5

Ann Scott - We're Smiling

Ann Scott is a singer-songwriter from Dublin, and that simple, possibly reductive description probably actually does, in this case, give you a reasonably good idea of what to expect on this, her second album after 2005’s self-financed debut ‘Poor Horse’. Despite apparently having a reputation as an intense live performer, what you get - on this record’s evidence, at least - are a whole lot of slightly predictable songs about heartache (“Jealousy / Has come over me” from ‘Jealousy’); or anticipation of love (‘Hot Day’, with its repetitious “… as I waited for you” refrain; and the slightly too similar ‘Mountain’ which follows it, this time repeating a “I went to see him…” refrain), mostly touched with a slight air of melancholy .

There are also some more oblique, mystical, Celtic-tinged tracks (think The Corrs-meet-Clannad, but a bit less so), as in “Still o still a thousand stars” (‘100 Dances, 1,000 Stars); “Let me out of here / I cannot stop the flow / I want to reach you / I am the antelope” (‘Down At The Parlour’) and the exhortation to “follow me in this dream / Through this maze, across the sea / In this water” in ‘Imelda’.

Through all this, the vocal, though tuneful enough, in a breathy sort of way, seems curiously impersonal and disengaged, given that it is delivering self-penned and presumably heartfelt words. There’s strangely little that really grasps the listener’s attention, or that stays with you at the album’s close. The instrumental backing is quite wispy, with the occasional electro glitch thrown into the mix in a really rather half-hearted way from time to time.

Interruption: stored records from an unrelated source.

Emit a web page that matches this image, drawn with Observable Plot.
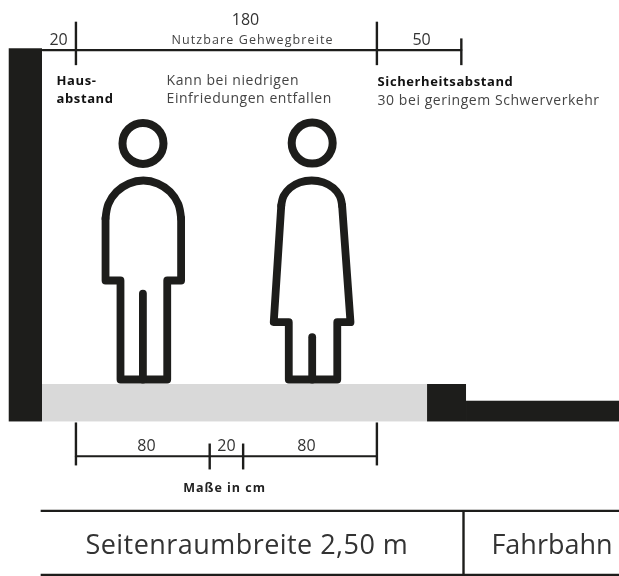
<!DOCTYPE html>
<html>
<head>
<meta charset="utf-8">
<script src="https://cdn.jsdelivr.net/npm/d3@7"></script>
<script src="https://cdn.jsdelivr.net/npm/@observablehq/plot@0.6"></script>
<style>
html,body{margin:0;padding:0;background:#fff}
svg{display:block;filter:blur(0.75px)}
.sp-notes text{letter-spacing:.55px}
.sp-width text{letter-spacing:1.1px}
.sp-bold text{letter-spacing:.6px}
.sp-unit text{letter-spacing:1px}
.sp-side text{letter-spacing:.45px}
</style>
</head>
<body>
<div id="chart"></div>
<script>
// All values in centimetres: x from the house wall, y above the pavement surface.
const blocks = [
  {name:"Haus", x1:-19.9, x2:0, y1:-22.4, y2:200.8, fill:"#1d1d1b"},
  {name:"Gehweg", x1:0, x2:230.3, y1:-22.4, y2:0, fill:"#d9d9d9"},
  {name:"Bordstein", x1:230.3, x2:253.6, y1:-22.4, y2:0, fill:"#1d1d1b"},
  {name:"Fahrbahn", x1:253.6, x2:345.2, y1:-22.4, y2:-10, fill:"#1d1d1b"}
];
const dimTop = [[0,200],[250.5,200]];
const dimTopTicks = [[20,191],[200,191],[250.5,191]];
const dimTopTickEnds = [[20,217],[200,217],[250.5,207]];
const dimBottom = [[20,-42.9],[200,-42.9]];
const dimBottomTicks = [[20,-22.7,-48.4],[100,-35.3,-50.8],[120,-35.3,-50.8],[200,-22.7,-48.4]];
const tableRows = [-75.6,-113.8];
const tableColumn = [251.8,-75.6,-115];
const heads = [[60.1,144.2],[161.3,144.4]];
const maleArc = [[37.7,99.3],[39.4,107.95],[44.3,115.3],[51.65,120.2],[60.3,122],[68.95,120.2],[76.3,115.3],[81.2,107.95],[82.9,99.3]];
const maleBody = [[37.7,99.3],[37.7,62.2],[46.65,62.2],[46.65,3],[74.6,3],[74.6,62.2],[82.9,62.2],[82.9,99.3]];
const maleLeg = [[60.05,54.4],[60.05,3]];
const femaleArc = [[142.8,107],[144.2,112.7],[148.1,117.6],[154,120.9],[161,122],[168,120.9],[173.9,117.6],[177.8,112.7],[179.2,107]];
const femaleBody = [[142.8,107],[138.3,37.3],[147.3,37.3],[147.3,3],[176.3,3],[176.3,37.3],[184.2,37.3],[179.2,107]];
const femaleLeg = [[161.3,28.3],[161.3,3]];
const numbers = [["180",121.4,215.3],["20",9.6,202.8],["50",226.7,202.8],["80",62.2,-39.5],["20",110,-39.5],["80",157.9,-39.5]];
const boldNotes = [["Haus-",8.4,179.4],["abstand",8.4,168.1],["Sicherheitsabstand",200.4,178.8]];
const notes = [["Kann bei niedrigen",74.2,179.4],["Einfriedungen entfallen",74.2,168.1],["30 bei geringem Schwerverkehr",200.4,166.9]];
const widthLabel = [["Nutzbare Gehwegbreite",125.6,203.4]];
const unitLabel = [["Maße in cm",108.9,-64]];
const sideLabel = [["Seitenraumbreite 2,50 m",25.7,-101.1]];
const roadLabel = [["Fahrbahn",268.5,-101.1]];

const ink = "#1d1d1b";
const textMark = (rows, o) => Plot.text(rows, {x:d=>d[1], y:d=>d[2], text:d=>d[0], fontFamily:"Open Sans", ...o});
const stroke = (pts, w=7.8) => Plot.line(pts, {x:d=>d[0], y:d=>d[1], stroke:ink, strokeWidth:w, strokeLinejoin:"round", strokeLinecap:"round"});
const arc = (pts) => Plot.line(pts, {x:d=>d[0], y:d=>d[1], stroke:ink, strokeWidth:7.8, curve:"catmull-rom", strokeLinecap:"round"});

const chart = Plot.plot({
  width:619, height:576,
  margin:0, marginTop:0, marginRight:0, marginBottom:0, marginLeft:0,
  x:{domain:[-25.12,345.1], range:[0,619], axis:null},
  y:{domain:[-114.83,229.67], range:[576,0], axis:null},
  style:{background:"#fff"},
  marks:[
    Plot.rect(blocks,{x1:"x1",x2:"x2",y1:"y1",y2:"y2",fill:"fill"}),
    Plot.line(dimTop,{x:d=>d[0],y:d=>d[1],stroke:ink,strokeWidth:2.2}),
    Plot.link(dimTopTicks,{x1:d=>d[0],y1:d=>d[1],x2:(d,i)=>dimTopTickEnds[i][0],y2:(d,i)=>dimTopTickEnds[i][1],stroke:ink,strokeWidth:2.4}),
    Plot.line(dimBottom,{x:d=>d[0],y:d=>d[1],stroke:ink,strokeWidth:2.2}),
    Plot.link(dimBottomTicks,{x1:d=>d[0],x2:d=>d[0],y1:d=>d[1],y2:d=>d[2],stroke:ink,strokeWidth:2.4}),
    Plot.ruleY(tableRows,{x1:-0.8,x2:345.1,stroke:ink,strokeWidth:2.2}),
    Plot.link([tableColumn],{x1:d=>d[0],x2:d=>d[0],y1:d=>d[1],y2:d=>d[2],stroke:ink,strokeWidth:2.4}),
    Plot.dot(heads,{x:d=>d[0],y:d=>d[1],r:20.5,stroke:ink,strokeWidth:8,fill:"none"}),
    arc(maleArc), stroke(maleBody), stroke(maleLeg),
    arc(femaleArc), stroke(femaleBody), stroke(femaleLeg),
    textMark(numbers,{fontSize:16,fill:"#333",textAnchor:"middle",lineAnchor:"bottom"}),
    textMark(widthLabel,{fontSize:12.5,fill:"#444",textAnchor:"middle",lineAnchor:"bottom",className:"sp-width"}),
    textMark(notes,{fontSize:14,fill:"#444",textAnchor:"start",lineAnchor:"bottom",className:"sp-notes"}),
    textMark(boldNotes,{fontSize:13,fontWeight:"bold",fill:"#111",textAnchor:"start",lineAnchor:"bottom",className:"sp-bold"}),
    textMark(unitLabel,{fontSize:12.5,fontWeight:"bold",fill:"#222",textAnchor:"middle",lineAnchor:"bottom",className:"sp-unit"}),
    textMark(sideLabel,{fontSize:27,fill:"#333",textAnchor:"start",lineAnchor:"bottom",className:"sp-side"}),
    textMark(roadLabel,{fontSize:27,fill:"#333",textAnchor:"start",lineAnchor:"bottom"})
  ]
});
document.getElementById("chart").appendChild(chart);
</script>
</body>
</html>
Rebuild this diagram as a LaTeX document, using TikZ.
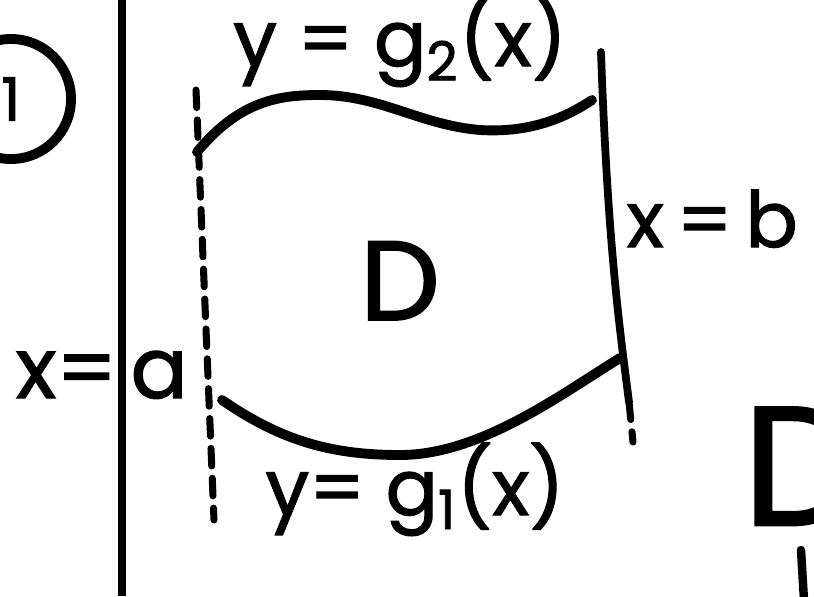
\documentclass[tikz,border=0pt]{standalone}
\usepackage{fontspec}
\setmainfont{Poppins}[FakeBold=1.6]
\usetikzlibrary{positioning}

\begin{document}
\begin{tikzpicture}[
        x=0.01cm, y=-0.01cm,
        every node/.style={font=\fontsize{22}{26}\selectfont, inner sep=0pt},
        lab/.style={anchor=base},
        pen/.style={line width=2.8pt, line cap=round},
        rule/.style={line width=2.3pt},
        bound/.style={line width=2pt, line cap=round, dash pattern=on 5pt off 3.5pt}
    ]

    \useasboundingbox (0,0) rectangle (814,596);
    \clip (0,0) rectangle (814,596);

    % numbering and margin line
    \node[draw, circle, pen, minimum size=1.2cm, font=\fontsize{17}{20}\selectfont] (one) at (11,99) {1};
    \coordinate (mtop) at (122,0);
    \coordinate (mbot) at (122,596);
    \draw[rule] (mtop) -- (mbot);

    % x = a and x = b
    \coordinate (la) at (196,90);
    \coordinate (lb) at (214,520);
    \draw[bound] (la) -- (lb);

    \coordinate (ra) at (601,52);
    \coordinate (rm) at (629,402);
    \coordinate (rb) at (633,442);
    \draw[pen, line width=2.2pt] (ra) .. controls (608,250) and (620,330) .. (rm);
    \draw[bound] (rm) -- (rb);

    % upper and lower curves
    \coordinate (g2a) at (197,152);
    \coordinate (g2b) at (592,100);
    \draw[pen] (g2a) .. controls (240,100) and (280,95) .. (320,95)
        .. controls (380,95) and (420,125) .. (480,130)
        .. controls (530,133) and (565,118) .. (g2b);

    \coordinate (g1a) at (222,400);
    \coordinate (g1b) at (620,358);
    \draw[pen] (g1a) .. controls (280,440) and (330,455) .. (400,455)
        .. controls (480,455) and (560,395) .. (g1b);

    % labels
    \node[lab] (g2lab) at (400,66) {y = g\textsubscript{2}(x)};
    \node[lab] (g1lab) at (415,515) {y= g\textsubscript{1}(x)};
    \node[lab, font=\fontsize{32}{36}\selectfont] (dom) at (400,320) {D};
    \node[lab, anchor=base west] (xb) at (626,247) {x\,=\,b};
    \node[lab, anchor=base east, font=\fontsize{24}{28}\selectfont] (xeq) at (118,398) {x=};
    \node[base right=0.12cm of xeq, font=\fontsize{24}{28}\selectfont] (xa) {a};

    % next region, cut off at the edge
    \node[lab, anchor=base west, font=\fontsize{48}{54}\selectfont] (dnext) at (742,525) {D};
    \coordinate (stka) at (801,550);
    \coordinate (stkb) at (804,600);
    \draw[pen, line width=2.4pt] (stka) -- (stkb);

\end{tikzpicture}
\end{document}
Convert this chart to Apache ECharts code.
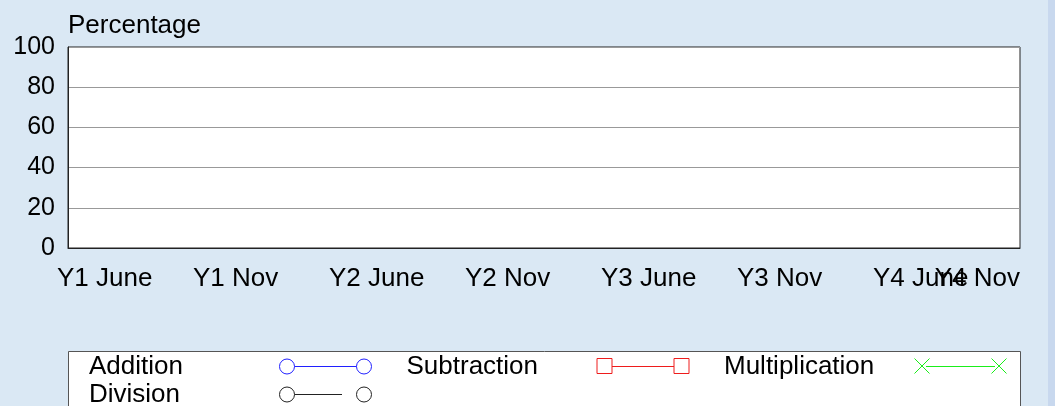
<!DOCTYPE html>
<html lang="en">
<head>
<meta charset="utf-8">
<title>Percentage</title>
<script src="https://cdn.jsdelivr.net/npm/echarts@6/dist/echarts.min.js"></script>
<style>
	html, body { margin: 0; padding: 0; background: #dae8f4; }
	#chart { width: 1055px; height: 406px; }
</style>
</head>
<body>
<div id="chart"></div>
<script type="text/javascript">
// categories on the x axis
var periods = ['Y1 June', 'Y1 Nov', 'Y2 June', 'Y2 Nov', 'Y3 June', 'Y3 Nov', 'Y4 June', 'Y4 Nov'];
// y axis ticks
var yMin = 0, yMax = 100, yStep = 20;
// series names; the picture shows no points for any of them
var names = ['Addition', 'Subtraction', 'Multiplication', 'Division'];
var additionData = [];
var subtractionData = [];
var multiplicationData = [];
var divisionData = [];

var font = 'Liberation Sans, Arial, sans-serif';

// legend icons: symbol - line - symbol, 93 x 18 (first two moves pin the bounds)
var box = 'M0,0 M93,18 ';
var icons = {
	Addition: 'path://' + box + 'M0.5,8.5 A7.5,7.5 0 1,1 15.5,8.5 A7.5,7.5 0 1,1 0.5,8.5 Z M15.5,8.5 L77.5,8.5 M77.5,8.5 A7.5,7.5 0 1,1 92.5,8.5 A7.5,7.5 0 1,1 77.5,8.5 Z',
	Subtraction: 'path://' + box + 'M0.5,0.5 L15.5,0.5 L15.5,15.5 L0.5,15.5 Z M15.5,8.5 L77.5,8.5 M77.5,0.5 L92.5,0.5 L92.5,15.5 L77.5,15.5 Z',
	Multiplication: 'path://' + box + 'M0.5,0.5 L15.5,15.5 M0.5,15.5 L15.5,0.5 M12,8.5 L81,8.5 M77.5,0.5 L92.5,15.5 M77.5,15.5 L92.5,0.5',
	Division: 'path://' + box + 'M0.5,8.5 A7.5,7.5 0 1,1 15.5,8.5 A7.5,7.5 0 1,1 0.5,8.5 Z M15.5,8.5 L63,8.5 M77.5,8.5 A7.5,7.5 0 1,1 92.5,8.5 A7.5,7.5 0 1,1 77.5,8.5 Z'
};
var colors = {
	Addition: '#2020ff',
	Subtraction: '#ee1c1c',
	Multiplication: '#1aee1a',
	Division: '#222222'
};

function legendItem(n) {
	return {
		name: n,
		icon: icons[n],
		itemStyle: { color: 'none', borderColor: colors[n], borderWidth: 1 }
	};
}

function legendBox(items, top) {
	return {
		data: items.map(legendItem),
		left: 89,
		top: top,
		padding: 0,
		orient: 'horizontal',
		align: 'right',
		itemWidth: 93,
		itemHeight: 18,
		itemGap: 32,
		selectedMode: false,
		formatter: '{t|{name}}',
		textStyle: {
			color: '#000',
			fontFamily: font,
			fontSize: 26,
			rich: { t: { width: 185, align: 'left', fontFamily: font, fontSize: 26, color: '#000' } }
		}
	};
}

var xData = periods.map(function (p, i) {
	if (i === periods.length - 1) {
		return { value: p, textStyle: { align: 'right', padding: [0, 0, 0, 0] } };
	}
	return p;
});

var myChart = echarts.init(document.getElementById('chart'));
var option = {
	backgroundColor: '#dae8f4',
	animation: false,
	textStyle: { fontFamily: font },
	graphic: [
		{ type: 'rect', shape: { x: 1048, y: 0, width: 7, height: 406 }, style: { fill: '#c8d8ee' }, z: -1 },
		{ type: 'rect', shape: { x: 68.5, y: 351.5, width: 952, height: 80 }, style: { fill: '#fff', stroke: '#555', lineWidth: 1 }, z: -1 }
	],
	grid: {
		left: 68, right: 35, top: 47, bottom: 158,
		show: true, backgroundColor: '#fff', borderColor: '#222', borderWidth: 1,
		outerBoundsMode: 'none'
	},
	legend: [
		legendBox(names.slice(0, 3), 354),
		legendBox(names.slice(3), 382)
	],
	xAxis: {
		type: 'category',
		data: xData,
		boundaryGap: false,
		axisLine: { show: true, lineStyle: { color: '#222', width: 1 } },
		axisTick: { show: false },
		splitLine: { show: false },
		axisLabel: {
			interval: 0,
			margin: 18,
			align: 'left',
			padding: [0, 0, 0, -11],
			color: '#000',
			fontFamily: font,
			fontSize: 26
		}
	},
	yAxis: {
		type: 'value',
		name: 'Percentage',
		nameLocation: 'end',
		nameGap: 8,
		nameTextStyle: { color: '#000', fontFamily: font, fontSize: 26, align: 'left', verticalAlign: 'bottom', lineHeight: 26 },
		min: yMin,
		max: yMax,
		interval: yStep,
		axisLine: { show: true, lineStyle: { color: '#222', width: 1 } },
		axisTick: { show: false },
		splitLine: { show: true, lineStyle: { color: '#999', width: 1 } },
		axisLabel: { margin: 13, color: '#000', fontFamily: font, fontSize: 25 }
	},
	series: [
		{ name: 'Addition', type: 'line', data: additionData, symbol: 'emptyCircle', itemStyle: { color: colors.Addition }, lineStyle: { color: colors.Addition } },
		{ name: 'Subtraction', type: 'line', data: subtractionData, symbol: 'emptyRect', itemStyle: { color: colors.Subtraction }, lineStyle: { color: colors.Subtraction } },
		{ name: 'Multiplication', type: 'line', data: multiplicationData, symbol: 'emptyCircle', itemStyle: { color: colors.Multiplication }, lineStyle: { color: colors.Multiplication } },
		{ name: 'Division', type: 'line', data: divisionData, symbol: 'emptyCircle', itemStyle: { color: colors.Division }, lineStyle: { color: colors.Division } }
	]
};
if (option && typeof option === 'object') {
	myChart.setOption(option);
}
</script>
</body>
</html>
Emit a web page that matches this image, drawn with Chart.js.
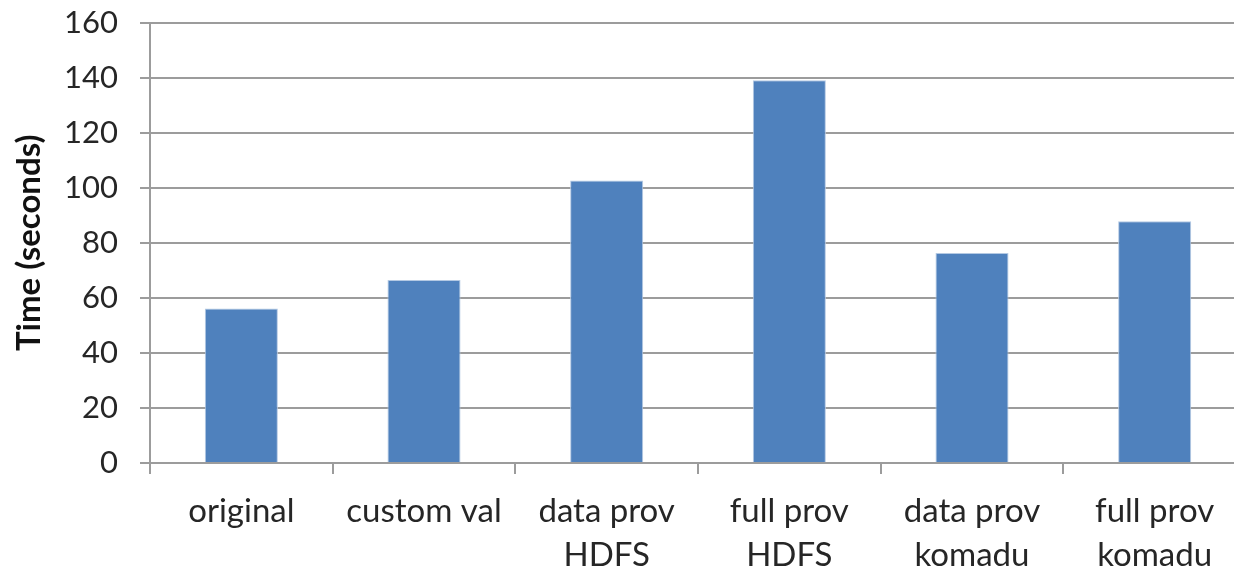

Really, then, that is as much of a summation as I can probably give. If you enjoy ethereal female twitterings such as I’ve described above, then you will probably quite like ‘We’re Smiling’. There is nothing particularly objectionable about it, certainly, but neither, really, is there that much that is particularly worth seeking out. It is possible that in the context of those intense live performances these songs may shine a little brighter than they appear to do on record.